● Records provided
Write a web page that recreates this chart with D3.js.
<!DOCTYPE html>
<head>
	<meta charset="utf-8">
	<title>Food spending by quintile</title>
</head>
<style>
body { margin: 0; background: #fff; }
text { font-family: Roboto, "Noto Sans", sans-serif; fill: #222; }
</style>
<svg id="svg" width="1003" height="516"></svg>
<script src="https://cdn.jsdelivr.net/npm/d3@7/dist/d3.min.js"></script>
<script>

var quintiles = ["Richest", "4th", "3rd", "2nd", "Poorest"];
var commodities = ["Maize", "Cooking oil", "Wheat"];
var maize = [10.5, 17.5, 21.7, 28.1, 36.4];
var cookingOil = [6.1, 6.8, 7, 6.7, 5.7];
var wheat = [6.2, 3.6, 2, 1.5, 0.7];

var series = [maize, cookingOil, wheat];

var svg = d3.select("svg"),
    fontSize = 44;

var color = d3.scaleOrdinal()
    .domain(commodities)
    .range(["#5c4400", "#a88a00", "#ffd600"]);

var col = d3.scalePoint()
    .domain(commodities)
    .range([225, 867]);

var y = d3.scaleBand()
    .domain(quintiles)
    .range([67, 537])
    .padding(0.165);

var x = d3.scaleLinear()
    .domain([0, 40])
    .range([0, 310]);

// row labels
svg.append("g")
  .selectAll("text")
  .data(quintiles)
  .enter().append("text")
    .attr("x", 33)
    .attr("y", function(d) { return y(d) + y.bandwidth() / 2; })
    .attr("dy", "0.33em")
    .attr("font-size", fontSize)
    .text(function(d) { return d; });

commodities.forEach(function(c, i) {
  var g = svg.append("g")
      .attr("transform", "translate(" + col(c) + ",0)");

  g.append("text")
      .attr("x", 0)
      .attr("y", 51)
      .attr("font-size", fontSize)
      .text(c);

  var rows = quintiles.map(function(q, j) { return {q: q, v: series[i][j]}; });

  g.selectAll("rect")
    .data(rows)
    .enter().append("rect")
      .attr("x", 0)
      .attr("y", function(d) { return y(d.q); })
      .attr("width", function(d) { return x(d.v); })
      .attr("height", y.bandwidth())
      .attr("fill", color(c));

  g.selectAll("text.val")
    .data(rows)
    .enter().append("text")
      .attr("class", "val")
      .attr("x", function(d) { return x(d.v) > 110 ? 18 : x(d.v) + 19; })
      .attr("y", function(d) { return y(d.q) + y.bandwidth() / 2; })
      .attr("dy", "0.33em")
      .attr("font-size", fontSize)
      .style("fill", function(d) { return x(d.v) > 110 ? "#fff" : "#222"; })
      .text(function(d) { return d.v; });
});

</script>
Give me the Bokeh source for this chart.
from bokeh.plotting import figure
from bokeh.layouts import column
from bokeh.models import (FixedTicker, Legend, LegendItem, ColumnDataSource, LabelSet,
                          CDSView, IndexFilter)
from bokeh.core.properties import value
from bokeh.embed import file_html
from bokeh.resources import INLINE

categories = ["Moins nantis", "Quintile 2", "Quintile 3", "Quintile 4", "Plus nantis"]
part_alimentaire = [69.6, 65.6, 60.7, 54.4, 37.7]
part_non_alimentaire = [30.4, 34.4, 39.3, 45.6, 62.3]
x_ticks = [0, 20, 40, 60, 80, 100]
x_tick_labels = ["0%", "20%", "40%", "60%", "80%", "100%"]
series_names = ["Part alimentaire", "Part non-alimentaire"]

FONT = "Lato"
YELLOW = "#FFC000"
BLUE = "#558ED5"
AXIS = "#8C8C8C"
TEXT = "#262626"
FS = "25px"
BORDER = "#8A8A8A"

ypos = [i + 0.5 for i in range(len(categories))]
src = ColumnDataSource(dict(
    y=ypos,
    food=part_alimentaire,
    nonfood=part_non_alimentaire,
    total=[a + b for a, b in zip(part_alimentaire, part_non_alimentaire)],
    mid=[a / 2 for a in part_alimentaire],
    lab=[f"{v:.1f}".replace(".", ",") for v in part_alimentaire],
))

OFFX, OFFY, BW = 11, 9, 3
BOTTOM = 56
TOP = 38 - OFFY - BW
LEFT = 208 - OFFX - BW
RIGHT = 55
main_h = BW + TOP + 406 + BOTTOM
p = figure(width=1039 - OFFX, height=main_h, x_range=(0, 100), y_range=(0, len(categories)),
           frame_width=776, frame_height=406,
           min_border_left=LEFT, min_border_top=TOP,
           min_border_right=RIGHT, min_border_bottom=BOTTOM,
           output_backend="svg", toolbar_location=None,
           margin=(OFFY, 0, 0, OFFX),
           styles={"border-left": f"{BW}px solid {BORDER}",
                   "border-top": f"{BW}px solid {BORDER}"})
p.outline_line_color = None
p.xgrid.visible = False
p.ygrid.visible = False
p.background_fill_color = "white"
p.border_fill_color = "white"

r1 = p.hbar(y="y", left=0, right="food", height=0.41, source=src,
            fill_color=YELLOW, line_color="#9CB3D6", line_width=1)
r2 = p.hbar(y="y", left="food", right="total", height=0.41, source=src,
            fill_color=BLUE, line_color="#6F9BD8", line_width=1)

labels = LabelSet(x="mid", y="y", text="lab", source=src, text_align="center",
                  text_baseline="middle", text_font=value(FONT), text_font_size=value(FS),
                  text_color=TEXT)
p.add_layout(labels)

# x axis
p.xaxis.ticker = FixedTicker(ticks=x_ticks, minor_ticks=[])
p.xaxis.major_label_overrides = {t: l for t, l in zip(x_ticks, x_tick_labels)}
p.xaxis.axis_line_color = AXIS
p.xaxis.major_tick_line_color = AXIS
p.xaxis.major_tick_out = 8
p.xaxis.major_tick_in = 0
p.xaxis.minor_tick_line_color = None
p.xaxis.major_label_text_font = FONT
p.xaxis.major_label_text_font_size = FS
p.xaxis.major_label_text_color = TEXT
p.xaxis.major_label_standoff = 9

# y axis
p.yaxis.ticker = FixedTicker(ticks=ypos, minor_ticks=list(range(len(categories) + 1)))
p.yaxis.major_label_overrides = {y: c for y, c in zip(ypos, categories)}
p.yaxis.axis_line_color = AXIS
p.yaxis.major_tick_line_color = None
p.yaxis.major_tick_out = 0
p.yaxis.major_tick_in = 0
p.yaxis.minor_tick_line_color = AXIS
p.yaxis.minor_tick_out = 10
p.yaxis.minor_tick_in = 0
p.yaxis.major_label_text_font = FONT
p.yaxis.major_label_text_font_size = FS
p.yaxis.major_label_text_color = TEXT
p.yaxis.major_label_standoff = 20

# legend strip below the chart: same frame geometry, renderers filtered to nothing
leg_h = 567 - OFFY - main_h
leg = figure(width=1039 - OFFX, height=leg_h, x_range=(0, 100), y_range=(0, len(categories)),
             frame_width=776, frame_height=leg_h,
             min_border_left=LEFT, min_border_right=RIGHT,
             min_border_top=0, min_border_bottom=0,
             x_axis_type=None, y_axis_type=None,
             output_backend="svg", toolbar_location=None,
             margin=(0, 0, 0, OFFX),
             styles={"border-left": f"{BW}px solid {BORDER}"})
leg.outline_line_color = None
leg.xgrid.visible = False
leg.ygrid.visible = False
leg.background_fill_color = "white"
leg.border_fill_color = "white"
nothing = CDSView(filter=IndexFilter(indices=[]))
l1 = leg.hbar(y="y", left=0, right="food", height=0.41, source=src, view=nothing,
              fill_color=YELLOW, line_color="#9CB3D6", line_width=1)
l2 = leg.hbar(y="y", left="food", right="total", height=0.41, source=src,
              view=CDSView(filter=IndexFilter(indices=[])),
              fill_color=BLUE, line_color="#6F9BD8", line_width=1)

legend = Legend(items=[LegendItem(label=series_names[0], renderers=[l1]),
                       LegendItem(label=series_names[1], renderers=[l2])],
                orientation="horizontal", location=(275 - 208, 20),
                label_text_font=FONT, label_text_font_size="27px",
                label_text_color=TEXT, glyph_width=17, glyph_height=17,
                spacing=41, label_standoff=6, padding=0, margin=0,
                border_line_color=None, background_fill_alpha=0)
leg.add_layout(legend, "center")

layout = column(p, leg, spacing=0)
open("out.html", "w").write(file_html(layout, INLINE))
==
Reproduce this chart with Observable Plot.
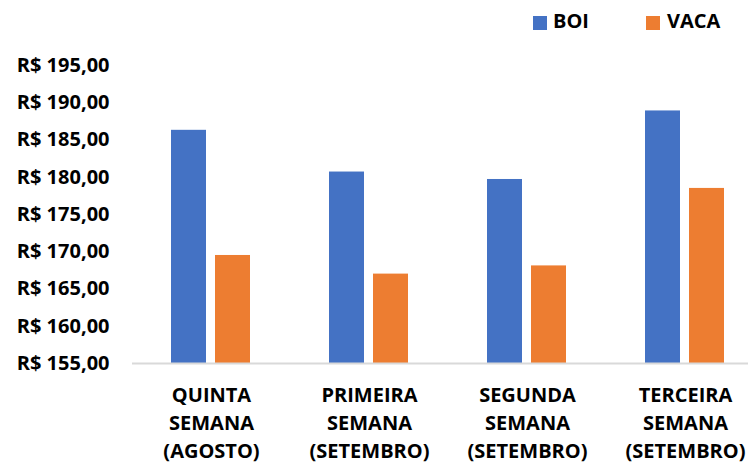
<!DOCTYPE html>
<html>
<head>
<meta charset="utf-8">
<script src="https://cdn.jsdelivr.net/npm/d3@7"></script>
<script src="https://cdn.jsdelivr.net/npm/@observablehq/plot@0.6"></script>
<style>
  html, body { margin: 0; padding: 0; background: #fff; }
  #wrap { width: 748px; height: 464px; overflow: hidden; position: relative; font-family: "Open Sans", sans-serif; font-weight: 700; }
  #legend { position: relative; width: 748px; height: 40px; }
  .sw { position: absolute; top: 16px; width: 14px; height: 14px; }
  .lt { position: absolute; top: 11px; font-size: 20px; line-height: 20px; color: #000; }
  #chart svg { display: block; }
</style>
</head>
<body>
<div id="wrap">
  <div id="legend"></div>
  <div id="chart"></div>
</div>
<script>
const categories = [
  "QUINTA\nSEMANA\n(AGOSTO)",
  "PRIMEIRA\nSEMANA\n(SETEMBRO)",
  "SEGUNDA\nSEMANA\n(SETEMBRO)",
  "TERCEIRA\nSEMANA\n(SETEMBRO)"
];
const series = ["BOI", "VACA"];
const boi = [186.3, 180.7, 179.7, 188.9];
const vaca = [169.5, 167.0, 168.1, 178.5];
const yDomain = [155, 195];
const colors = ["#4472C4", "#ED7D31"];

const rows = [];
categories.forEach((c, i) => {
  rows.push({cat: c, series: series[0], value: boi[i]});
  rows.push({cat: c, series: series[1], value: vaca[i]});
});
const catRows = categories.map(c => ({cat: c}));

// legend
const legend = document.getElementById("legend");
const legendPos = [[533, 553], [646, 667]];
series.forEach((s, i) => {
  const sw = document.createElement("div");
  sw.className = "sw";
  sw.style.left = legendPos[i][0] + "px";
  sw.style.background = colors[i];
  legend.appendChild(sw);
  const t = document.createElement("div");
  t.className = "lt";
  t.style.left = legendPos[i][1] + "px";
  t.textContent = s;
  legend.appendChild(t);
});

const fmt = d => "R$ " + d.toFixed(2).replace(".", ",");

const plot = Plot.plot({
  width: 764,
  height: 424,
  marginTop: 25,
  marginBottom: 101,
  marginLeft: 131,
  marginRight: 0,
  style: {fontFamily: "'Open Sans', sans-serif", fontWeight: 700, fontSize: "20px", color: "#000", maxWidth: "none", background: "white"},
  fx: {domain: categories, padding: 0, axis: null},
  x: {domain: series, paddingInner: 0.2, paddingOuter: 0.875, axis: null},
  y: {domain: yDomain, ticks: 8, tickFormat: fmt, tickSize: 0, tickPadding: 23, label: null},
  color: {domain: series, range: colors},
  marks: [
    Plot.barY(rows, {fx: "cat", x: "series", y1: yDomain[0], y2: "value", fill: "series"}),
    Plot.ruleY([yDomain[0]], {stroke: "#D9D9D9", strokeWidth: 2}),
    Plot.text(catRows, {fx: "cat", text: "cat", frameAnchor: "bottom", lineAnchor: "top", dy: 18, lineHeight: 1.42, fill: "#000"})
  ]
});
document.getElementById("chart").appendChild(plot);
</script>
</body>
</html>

● Instructions to follow
From the line containing "Reproduce this chart with Observable Plot." through the line containing "const fmt = d", copy every line above exactly, without pictures.

● Exercise result
Reproduce this chart with Observable Plot.
<!DOCTYPE html>
<html>
<head>
<meta charset="utf-8">
<script src="https://cdn.jsdelivr.net/npm/d3@7"></script>
<script src="https://cdn.jsdelivr.net/npm/@observablehq/plot@0.6"></script>
<style>
  html, body { margin: 0; padding: 0; background: #fff; }
  #wrap { width: 748px; height: 464px; overflow: hidden; position: relative; font-family: "Open Sans", sans-serif; font-weight: 700; }
  #legend { position: relative; width: 748px; height: 40px; }
  .sw { position: absolute; top: 16px; width: 14px; height: 14px; }
  .lt { position: absolute; top: 11px; font-size: 20px; line-height: 20px; color: #000; }
  #chart svg { display: block; }
</style>
</head>
<body>
<div id="wrap">
  <div id="legend"></div>
  <div id="chart"></div>
</div>
<script>
const categories = [
  "QUINTA\nSEMANA\n(AGOSTO)",
  "PRIMEIRA\nSEMANA\n(SETEMBRO)",
  "SEGUNDA\nSEMANA\n(SETEMBRO)",
  "TERCEIRA\nSEMANA\n(SETEMBRO)"
];
const series = ["BOI", "VACA"];
const boi = [186.3, 180.7, 179.7, 188.9];
const vaca = [169.5, 167.0, 168.1, 178.5];
const yDomain = [155, 195];
const colors = ["#4472C4", "#ED7D31"];

const rows = [];
categories.forEach((c, i) => {
  rows.push({cat: c, series: series[0], value: boi[i]});
  rows.push({cat: c, series: series[1], value: vaca[i]});
});
const catRows = categories.map(c => ({cat: c}));

// legend
const legend = document.getElementById("legend");
const legendPos = [[533, 553], [646, 667]];
series.forEach((s, i) => {
  const sw = document.createElement("div");
  sw.className = "sw";
  sw.style.left = legendPos[i][0] + "px";
  sw.style.background = colors[i];
  legend.appendChild(sw);
  const t = document.createElement("div");
  t.className = "lt";
  t.style.left = legendPos[i][1] + "px";
  t.textContent = s;
  legend.appendChild(t);
});

const fmt = d => "R$ " + d.toFixed(2).replace(".", ",");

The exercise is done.